Research Project: Optimizing the Management of Irrigated Cropping Systems in the Lower Mississippi River Basin

Location: Delta Water Management Research

Title: The first fine-resolution mapping of contour-levee irrigation using deep Bi-Stream convolutional neural networks

Author
item LIANG, LU - University Of North Texas
item MEYARIAN, ABOLFAZL - University Of North Texas
item YUAN, XIAOHUI - University Of North Texas
item RUNKLE, BENJAMIN - University Of Arkansas
item MIHAILA, GEORGE - University Of North Texas
item QIN, YUCHU - Institute Of Remote Sensing And Digital Earth, Chinese Academy Of Sciences
item DANIELS, JACOB - University Of North Texas
item Reba, Michele
item Rigby Jr, James

Submitted to: International Journal of Applied Earth Observation and Geoinformation
Publication Type: Peer Reviewed Journal
Publication Acceptance Date: 11/16/2021
Publication Date: 11/23/2021
Citation: Liang, L., Meyarian, A., Yuan, X., Runkle, B.R., Mihaila, G., Qin, Y., Daniels, J., Reba, M.L., Rigby Jr, J.R. 2021. The first fine-resolution mapping of contour-levee irrigation using deep Bi-Stream convolutional neural networks. International Journal of Applied Earth Observation and Geoinformation. 105(102631). https://doi.org/10.1016/j.jag.2021.102631.
DOI: https://doi.org/10.1016/j.jag.2021.102631

Interpretive Summary: The production of rice requires more water than other common crops in the Mid-South United States. Water use in rice production is influenced by field slope, water application method, and how water is managed. More than half of the rice fields in Arkansas, the largest rice growing state in the United States, use contour-levee cascade irrigation. Determining the distribution and adoption of this important irrigation method is difficult to do with remote sensing. A new remote sensing method that uses a bi-stream encoder-decoder architecture to capture spectral information and gradient features was employed. Images were tested across 10 Arkansas counties with average accuracy of 86% and the new method made improved over benchmark methods. Identifying where contour-levee cascade irrigation fields are located help inform land managers of water needs and improve planning of valuable water resources.

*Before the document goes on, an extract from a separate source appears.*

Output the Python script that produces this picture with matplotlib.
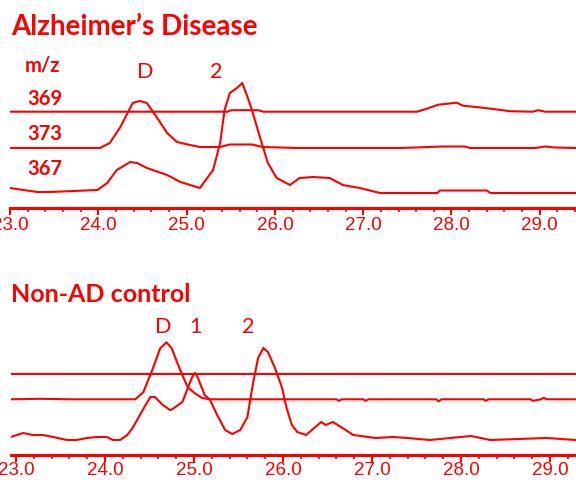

Technical Abstract: Agricultural irrigation accounts for nearly 70% of global freshwater withdrawal. Among irrigation practices, contour-levee cascade irrigation is of particular interest as it is water-intensive and widely used in many rice production regions. Despite its significant environmental implications, no study has quantified the distribution of contour-levee irrigation. One major challenge of remote sensing-based contour-levee field detection is how to accurately identify the thin and curved levee lines whose appearance varies dramatically in different fields. This paper presents a new deep network-based method that jointly optimizes semantically meaningful features to quantify the contour-levee fields. This new method uses a bi-stream encoder-decoder architecture to capture spectral information and gradient features. To maintain image gradient sharpness, a skip connection approach is employed to facilitate gradient propagation across long-range connections. Moreover, the new method uses deep supervision to generate more informative features from the earlier hidden layers and superpixel segmentation to reduce classification noise as a post-processing step. By testing against 41 images across 10 Arkansas counties, the average accuracy was 86.23% and the method achieved 15%-17% improvement over benchmark methods. The results show that IrrNet-Bi-Seg maintains good transferability and is thus promising for larger-scale applications.